Flight delays in the United States are no longer an occasional inconvenience. They have become a defining feature of the system itself.
That is the blunt takeaway from the latest U.S. Department of Transportation Air Travel Consumer Report, released June 25, which shows that late arrivals continue to be deeply embedded in the nation’s aviation network.
While weather remains a familiar culprit, the report points to something more structural and harder to escape: persistent air traffic control bottlenecks, aging infrastructure, and chronic congestion at major hub airports that are increasingly operating at or beyond capacity.
The report does offer one modest reassurance: cancellations have not surged nationwide. Airlines have managed, at least for now, to keep most flights in the air. But that stability can be misleading.
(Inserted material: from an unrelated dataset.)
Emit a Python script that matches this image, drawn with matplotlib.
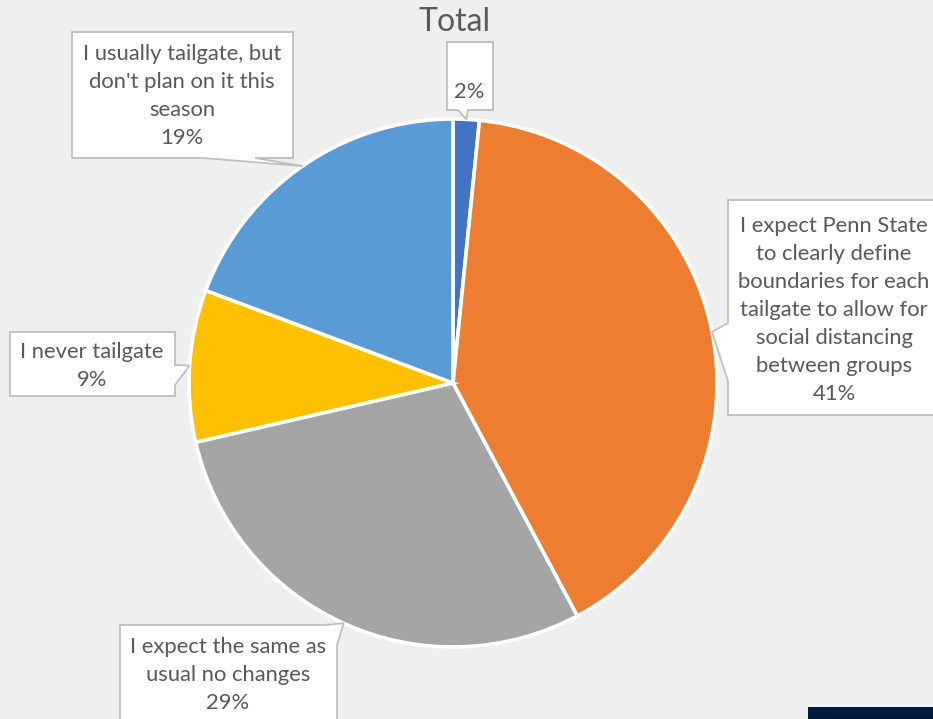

When severe weather does arrive, it is no longer just an isolated disruption. It hits a system already running hot, where limited air traffic control capacity and congested skies leave little room to absorb shocks. The result is a familiar pattern for frequent travelers: delays stack on top of delays, and recovery can take days rather than hours.
One in Four Flights Delayed
The broader scale of the problem is reinforced by a separate analysis from the U.S. PIRG Education Fund, which paints a similarly strained picture of American aviation. According to its findings, more than 100,000 flights were canceled last year, and nearly one in four arrivals were delayed. Those figures underscore a system that, while resilient in keeping aircraft moving, is struggling to maintain reliability in any consistent sense.
At the center of the issue is the Federal Aviation Administration’s (FAA) air traffic control network, a system that still relies in part on decades-old technology and procedures that were never designed for today’s traffic volumes.
The FAA has acknowledged the need for modernization and has begun work on updating its infrastructure with predictive analytics and more advanced traffic management tools intended to anticipate congestion before it builds.